• The goal of the paper is to compare non-gradient population-based genetic algorithms (GAs) to state of the art gradient-based algorithms such as deep neural nets (NNs), policy gradient, q-learning, and evolutionary strategies (ES) on difficult reinforcement learning tasks.

  • Regarding general performance on the Atari benchmarks:

    While the GA always outperforms random search, interestingly we discovered that in some Atari games random search outperforms powerful deep RL algorithms (DQN on 3/13 games, A3C on 6/13, and ES on 3/13).

  • The GAs they tested in this paper train using many fewer resources than current deep NN implementations.

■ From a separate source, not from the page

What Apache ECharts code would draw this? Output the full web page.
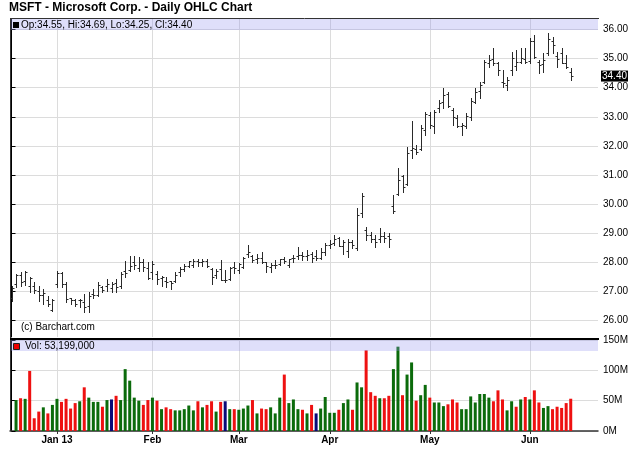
<!DOCTYPE html>
<html><head><meta charset="utf-8">
<script src="https://cdn.jsdelivr.net/npm/echarts@6/dist/echarts.min.js"></script>
<style>html,body{margin:0;padding:0;background:#fff}#c{width:640px;height:468px}</style>
</head><body><div id="c"></div>
<script>
const dates = [
'2012-12-17','2012-12-18','2012-12-19','2012-12-20','2012-12-21','2012-12-24','2012-12-26','2012-12-27','2012-12-28','2012-12-31',
'2013-01-02','2013-01-03','2013-01-04','2013-01-07','2013-01-08','2013-01-09','2013-01-10','2013-01-11','2013-01-14','2013-01-15',
'2013-01-16','2013-01-17','2013-01-18','2013-01-22','2013-01-23','2013-01-24','2013-01-25','2013-01-28','2013-01-29','2013-01-30',
'2013-01-31','2013-02-01','2013-02-04','2013-02-05','2013-02-06','2013-02-07','2013-02-08','2013-02-11','2013-02-12','2013-02-13',
'2013-02-14','2013-02-15','2013-02-19','2013-02-20','2013-02-21','2013-02-22','2013-02-25','2013-02-26','2013-02-27','2013-02-28',
'2013-03-01','2013-03-04','2013-03-05','2013-03-06','2013-03-07','2013-03-08','2013-03-11','2013-03-12','2013-03-13','2013-03-14',
'2013-03-15','2013-03-18','2013-03-19','2013-03-20','2013-03-21','2013-03-22','2013-03-25','2013-03-26','2013-03-27','2013-03-28',
'2013-04-01','2013-04-02','2013-04-03','2013-04-04','2013-04-05','2013-04-08','2013-04-09','2013-04-10','2013-04-11','2013-04-12',
'2013-04-15','2013-04-16','2013-04-17','2013-04-18','2013-04-19','2013-04-22','2013-04-23','2013-04-24','2013-04-25','2013-04-26',
'2013-04-29','2013-04-30','2013-05-01','2013-05-02','2013-05-03','2013-05-06','2013-05-07','2013-05-08','2013-05-09','2013-05-10',
'2013-05-13','2013-05-14','2013-05-15','2013-05-16','2013-05-17','2013-05-20','2013-05-21','2013-05-22','2013-05-23','2013-05-24',
'2013-05-28','2013-05-29','2013-05-30','2013-05-31','2013-06-03','2013-06-04','2013-06-05','2013-06-06','2013-06-07','2013-06-10',
'2013-06-11','2013-06-12','2013-06-13','2013-06-14'];

const opens = [
26.79,27.25,27.55,27.36,27.20,27.20,27.03,26.89,26.71,26.37,
27.25,27.63,27.27,26.77,26.72,26.72,26.65,26.49,26.90,26.88,
27.15,27.19,27.10,27.30,27.20,27.70,27.75,28.01,27.82,28.01,
27.79,27.67,27.60,27.46,27.35,27.35,27.35,27.65,27.78,27.88,
27.90,28.04,28.00,28.05,27.76,27.55,27.78,27.40,27.42,27.85,
27.72,27.85,28.29,28.20,28.10,28.14,28.00,27.85,27.90,27.95,
28.12,27.90,28.15,28.20,28.25,28.20,28.30,28.20,28.15,28.35,
28.60,28.65,28.85,28.55,28.40,28.70,28.50,29.70,29.10,28.95,
28.80,28.80,28.90,28.90,29.95,30.35,30.95,30.70,31.85,31.90,
31.90,32.55,33.05,32.70,33.30,33.50,33.80,33.25,32.95,32.70,
32.70,33.00,33.50,33.90,34.20,34.85,35.00,34.85,34.20,34.10,
34.60,34.75,34.90,35.00,34.92,35.62,34.90,34.80,35.20,35.60,
35.10,35.20,34.85,34.55];

const highs = [
27.20,27.60,27.66,27.69,27.48,27.31,27.20,27.08,26.85,26.74,
27.71,27.66,27.31,26.79,26.74,26.74,26.91,26.97,27.08,27.31,
27.20,27.43,27.31,27.43,27.66,28.06,28.23,28.23,28.17,28.11,
28.00,28.06,27.71,27.54,27.48,27.37,27.66,27.83,27.94,28.06,
28.11,28.11,28.10,28.13,27.79,27.76,28.08,27.74,27.85,28.02,
27.98,28.18,28.59,28.25,28.30,28.36,28.02,27.97,28.08,28.13,
28.19,28.13,28.25,28.53,28.36,28.42,28.36,28.42,28.48,28.65,
28.76,28.94,28.88,28.75,28.80,28.77,29.86,30.37,29.22,29.05,
28.94,29.17,29.05,29.00,30.31,31.23,31.00,31.97,32.84,32.03,
32.72,33.18,33.18,33.23,33.58,33.98,33.86,33.29,33.06,32.78,
33.12,33.64,33.98,34.21,34.95,35.12,35.35,34.89,34.61,34.36,
35.24,35.30,35.35,35.35,35.70,35.81,34.95,35.18,35.87,35.75,
35.24,35.35,35.12,34.69];

const lows = [
26.68,27.14,27.20,27.22,26.97,26.95,26.68,26.56,26.51,26.33,
27.14,27.14,26.62,26.56,26.51,26.45,26.28,26.28,26.79,26.85,
26.97,27.02,26.97,26.97,27.13,27.48,27.71,27.77,27.71,27.71,
27.44,27.43,27.25,27.20,27.14,27.08,27.33,27.54,27.71,27.83,
27.83,27.89,27.86,27.85,27.27,27.45,27.39,27.33,27.38,27.62,
27.62,27.80,28.19,28.02,27.97,27.98,27.68,27.68,27.79,27.91,
27.97,27.85,28.02,28.13,28.08,28.08,28.02,28.08,28.13,28.25,
28.48,28.59,28.55,28.30,28.19,28.48,28.42,29.57,28.77,28.71,
28.54,28.71,28.71,28.54,29.68,30.31,30.43,30.66,31.57,31.72,
31.86,32.37,32.60,32.43,33.18,33.29,33.35,32.72,32.66,32.37,
32.60,32.89,33.46,33.64,34.15,34.72,34.78,34.44,34.03,33.92,
34.44,34.61,34.84,34.84,34.84,35.01,34.49,34.55,35.12,35.18,
34.72,34.84,34.67,34.25];

const closes = [
27.10,27.56,27.31,27.68,27.45,27.06,26.86,26.96,26.55,26.71,
27.62,27.25,26.74,26.69,26.55,26.70,26.46,26.83,26.89,27.21,
27.04,27.25,27.25,27.15,27.61,27.63,27.88,27.91,28.01,27.85,
27.45,27.93,27.44,27.50,27.34,27.28,27.55,27.76,27.88,28.03,
28.04,28.01,28.05,27.87,27.49,27.70,27.40,27.40,27.81,27.80,
27.95,28.15,28.35,28.09,28.14,28.00,27.87,27.91,27.92,28.12,
28.03,28.10,28.16,28.25,28.20,28.25,28.16,28.16,28.37,28.61,
28.62,28.80,28.56,28.69,28.70,28.59,29.61,30.28,28.94,28.79,
28.69,28.90,28.83,28.79,29.76,30.83,30.60,31.76,31.94,31.79,
32.61,33.10,32.72,33.16,33.49,33.75,33.38,32.99,32.70,32.72,
33.03,33.53,33.85,34.10,34.87,34.95,34.85,34.60,34.15,34.27,
35.02,34.88,35.03,34.90,35.59,35.05,34.78,34.96,35.67,35.47,
35.00,34.86,34.72,34.40];

// volume in millions of shares (first day not shown on the chart)
const volumesM = [
null,51,54,53,99,21,32,39,29,43,
53,48,53,37,46,49,72,55,48,48,
40,51,52,58,51,102,83,55,50,43,
51,55,50,36,39,36,34,34,36,42,
34,49,39,43,49,32,48,49,36,36,
35,37,42,51,29,37,36,39,29,55,
93,46,52,36,35,29,43,29,37,56,
30,30,35,46,52,35,80,72,133,64,
58,54,54,58,102,139,59,93,113,50,
59,76,55,47,47,41,44,52,47,36,
36,57,47,61,61,55,49,67,52,34,
49,40,52,56,52,67,47,38,41,36,
40,38,46,53.199];

const monthTickLabels = ['Jan 13','Feb','Mar','Apr','May','Jun'];
const priceTicks = [26,27,28,29,30,31,32,33,34,35,36];
const volumeTicks = [0,50,100,150];

// ---------- derived ----------
const monthStarts = [];
for (let i = 1; i < dates.length; i++) {
  if (dates[i].slice(5,7) !== dates[i-1].slice(5,7)) monthStarts.push(i);
}
const ohlc = dates.map((d,i) => [i, opens[i], highs[i], lows[i], closes[i]]);
const UP = '#0b6b0b', DOWN = '#ee1111', SAME = '#0a0a78';
const volData = [];
volumesM.forEach((v,i) => {
  if (v == null) return;
  let c = SAME;
  if (i > 0) c = closes[i] > closes[i-1] ? UP : (closes[i] < closes[i-1] ? DOWN : SAME);
  volData.push({value:[i, v*1e6], itemStyle:{color:c}});
});
const last = dates.length - 1;
const fmt2 = v => v.toFixed(2);
const headerText = 'Op:' + fmt2(opens[last]) + ', Hi:' + fmt2(highs[last]) + ', Lo:' + fmt2(lows[last]) + ', Cl:' + fmt2(closes[last]);
const volText = 'Vol: ' + Math.round(volumesM[last]*1e6).toLocaleString('en-US');

const FONT = "'Liberation Sans', Arial, sans-serif";
const GRID_LINE = '#dcdcdc';
const xMin = -0.33, xMax = 129.0;

const chart = echarts.init(document.getElementById('c'), null, {renderer:'canvas'});
chart.setOption({
  animation: false,
  backgroundColor: '#fff',
  textStyle: {fontFamily: FONT},
  title: {
    text: 'MSFT - Microsoft Corp. - Daily OHLC Chart',
    left: 9, top: 2, padding: 0,
    textStyle: {fontSize: 12, fontWeight: 'bold', color: '#000', fontFamily: FONT}
  },
  grid: [
    {left: 10, right: 42, top: 19, height: 318},
    {left: 10, right: 42, top: 340, height: 91}
  ],
  xAxis: [
    {type:'value', gridIndex:0, min:xMin, max:xMax,
     axisLine:{show:false}, axisLabel:{show:false},
     axisTick:{show:false, customValues: monthStarts},
     splitLine:{show:true, lineStyle:{color:GRID_LINE, width:1}}},
    {type:'value', gridIndex:1, min:xMin, max:xMax,
     axisLine:{show:true, onZero:false, lineStyle:{color:'#333', width:1.5}},
     axisTick:{show:true, customValues: monthStarts, length:3, lineStyle:{color:'#333'}},
     axisLabel:{show:true, customValues: monthStarts, margin:4,
       formatter: v => monthTickLabels[monthStarts.indexOf(v)] || '',
       fontSize:10, fontWeight:'bold', color:'#000', fontFamily:FONT},
     splitLine:{show:true, lineStyle:{color:GRID_LINE, width:1}}}
  ],
  yAxis: [
    {type:'value', gridIndex:0, position:'right', min:25.433, max:36.361, scale:true,
     axisLine:{show:true, lineStyle:{color:'#000', width:1}},
     axisTick:{show:true, customValues: priceTicks, length:4, lineStyle:{color:'#000'}},
     axisLabel:{show:true, customValues: priceTicks, margin:5, formatter: v => v.toFixed(2),
       fontSize:10, color:'#000', fontFamily:FONT},
     splitLine:{show:true, lineStyle:{color:GRID_LINE, width:1}}},
    {type:'value', gridIndex:1, position:'right', min:0, max:150e6, interval:50e6,
     axisLine:{show:true, lineStyle:{color:'#000', width:1}},
     axisTick:{show:true, length:4, lineStyle:{color:'#000'}},
     axisLabel:{show:true, margin:5, formatter: v => (v/1e6) + 'M',
       fontSize:10, color:'#000', fontFamily:FONT},
     splitLine:{show:true, lineStyle:{color:GRID_LINE, width:1}}}
  ],
  series: [
    {
      type:'custom', name:'MSFT', xAxisIndex:0, yAxisIndex:0,
      data: ohlc, encode:{x:0, y:[1,2,3,4]}, clip:true,
      renderItem: function(params, api) {
        const i = api.value(0);
        const pH = api.coord([i, api.value(2)]);
        const pL = api.coord([i, api.value(3)]);
        const pO = api.coord([i, api.value(1)]);
        const pC = api.coord([i, api.value(4)]);
        const x = Math.round(pH[0]) + 0.5;
        const st = {stroke:'#2a2a2a', lineWidth:1};
        const yo = Math.round(pO[1]) + 0.5, yc = Math.round(pC[1]) + 0.5;
        return {type:'group', children:[
          {type:'line', shape:{x1:x, y1:Math.round(pH[1]), x2:x, y2:Math.round(pL[1]) + 1}, style:st},
          {type:'line', shape:{x1:x - 2, y1:yo, x2:x, y2:yo}, style:st},
          {type:'line', shape:{x1:x, y1:yc, x2:x + 2, y2:yc}, style:st}
        ]};
      }
    },
    {
      type:'line', xAxisIndex:0, yAxisIndex:0, data:[[last, closes[last]]],
      showSymbol:false, lineStyle:{opacity:0}, silent:true, z:20,
      markLine:{
        silent:true, symbol:['none','none'], z:20,
        lineStyle:{width:0, color:'rgba(0,0,0,0)', opacity:1},
        data:[{yAxis: closes[last]}],
        label:{show:true, position:'end', distance:3, formatter: fmt2(closes[last]),
          backgroundColor:'#000', color:'#fff', opacity:1, padding:[1,1,0,1], fontSize:10, fontFamily:FONT}
      }
    },
    {
      type:'bar', name:'Volume', xAxisIndex:1, yAxisIndex:1,
      data: volData, barWidth: 3
    }
  ],
  graphic: [
    {type:'rect', z:100, silent:true, shape:{x:10, y:19, width:588, height:11}, style:{fill:'rgba(150,150,240,0.3)'}},
    {type:'rect', z:100, silent:true, shape:{x:10, y:340, width:588, height:11}, style:{fill:'rgba(150,150,240,0.3)'}},
    {type:'rect', z:101, silent:true, shape:{x:13, y:22, width:6, height:6}, style:{fill:'#000'}},
    {type:'text', z:101, silent:true, x:21, y:25, style:{text: headerText, font:'10px ' + FONT, fill:'#000', verticalAlign:'middle'}},
    {type:'rect', z:101, silent:true, shape:{x:13.5, y:343.5, width:6, height:6}, style:{fill:'#e00', stroke:'#222', lineWidth:1}},
    {type:'text', z:101, silent:true, x:25, y:346.5, style:{text: volText, font:'10px ' + FONT, fill:'#000', verticalAlign:'middle'}},
    {type:'text', z:101, silent:true, x:21, y:327, style:{text:'(c) Barchart.com', font:'10px ' + FONT, fill:'#000', verticalAlign:'middle'}},
    {type:'line', z:102, silent:true, shape:{x1:10, y1:18.5, x2:599, y2:18.5}, style:{stroke:'#333', lineWidth:1}},
    {type:'line', z:102, silent:true, shape:{x1:10.5, y1:18, x2:10.5, y2:431}, style:{stroke:'#333', lineWidth:1}},
    {type:'line', z:102, silent:true, shape:{x1:10, y1:339, x2:599, y2:339}, style:{stroke:'#000', lineWidth:2}}
  ]
});
</script>
</body></html>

  • One of their conclusions is that gradient-based search impedes progress on some tasks and GAs or other gradient-free methods might be more appropriate for those domains.

  • TODO: find out more about ES. They don’t calculate the gradient directly, but they approximate.

  • A rundown of genetic algorithms as used in this paper:
    • GAs evolve a population \(P\) of \(N\) individuals over successive generations.
    • Each individual is a neural network parameter vector \(\theta\).
    • Every individual \(\theta_i\) gets a fitness score \(F(\theta_i)\) each generation.
    • The top \(T\) individuals become the parents for the next generation.
    • To produce the next generation, the following is done \(N-1\) times:
      • A parent \(\theta\) is selected uniformly at random
      • The parent is mutated by applying Gaussian noise \(\theta'=\theta + \sigma\epsilon\) where \(\epsilon \sim \mathcal{N}(0,I)\) (unclear how \(I\) is determined, \(\sigma\) is determined empirically).
      • The \(N^{th}\) individual is the best performer from the previous generation (“elitism”). There is no crossover between parents.
  • They introduce a compact representation for individuals: Rather than storing the whole vector \(\theta\), they store the random seed used to generate \(\theta\) and the seeds used to generate the Gaussian noise for each successive generation.
    • Size increases linearly with the number of generations (often thousands of generations) and it is independent of the size of \(\theta\) itself (often millions of parameters).
    • This representation parallelizes well and can be used with CPUs instead of GPUs.
  • They also test a variant of genetic algorithm novelty search (GA-NS). In this algorithm, reward is ignored during evolution and novel behavior is rewarded instead. This is theorized to help with avoidance of local mins/maxes.

  • They run experiments on Atari, maze, and locomotion benchmarks.
    • In a head-to-head comparisons, the GA performs better than ES, A3C, and DQN on 6 games out of 13
  • GAs will often find high performing individuals in few generations. This suggests that many high-quality policies exist in the region where the random initialization produces policies.

  • Next question: are we doing any better than random search? GAs outperformed random search in every game tested.
    • Random search outperforms DQN on 3 of 13 games, ES on 3 of 13 games, and A3C on 6 of 13 games.
    • In one example, random search found a policy with a very high score of 3,620 in less than 1 hour vs an average score of 797 produced by DQN after 7-10 days of optimization.
    • The difficulty that NNs have with beating random policies suggest that for some tasks gradient-based methods may be getting trapped in local minima.
  • They then test a maze benchmark designed to have deceptive reward signals and local min/maxes. GA-NS performs well in this scenario because it ignores reward and encourages exploration.

  • GAs disappointed on a robot locomotion task; they were significantly slower at finding a solution than the other algorithms.

  • These results suggest that densely sampling policies in a region around the origin is sufficient to find good policies for some tasks. This sometimes beats state-of-the-art, gradient-based methods.
    • Tasks with densely packed “good” policies seem like they’d be well tailored for GAs.

Thoughts

  • It seems that the performance of RL algorithms are heavily affected by the distribution of good policies in the policy space which is a property of the task itself.

  • I like the idea of “blindly” modifying the parameters of the NN directly. It is interesting to think that a trained net is, ultimately, a vector of numbers and that you can operate on that vector outside of its NN context.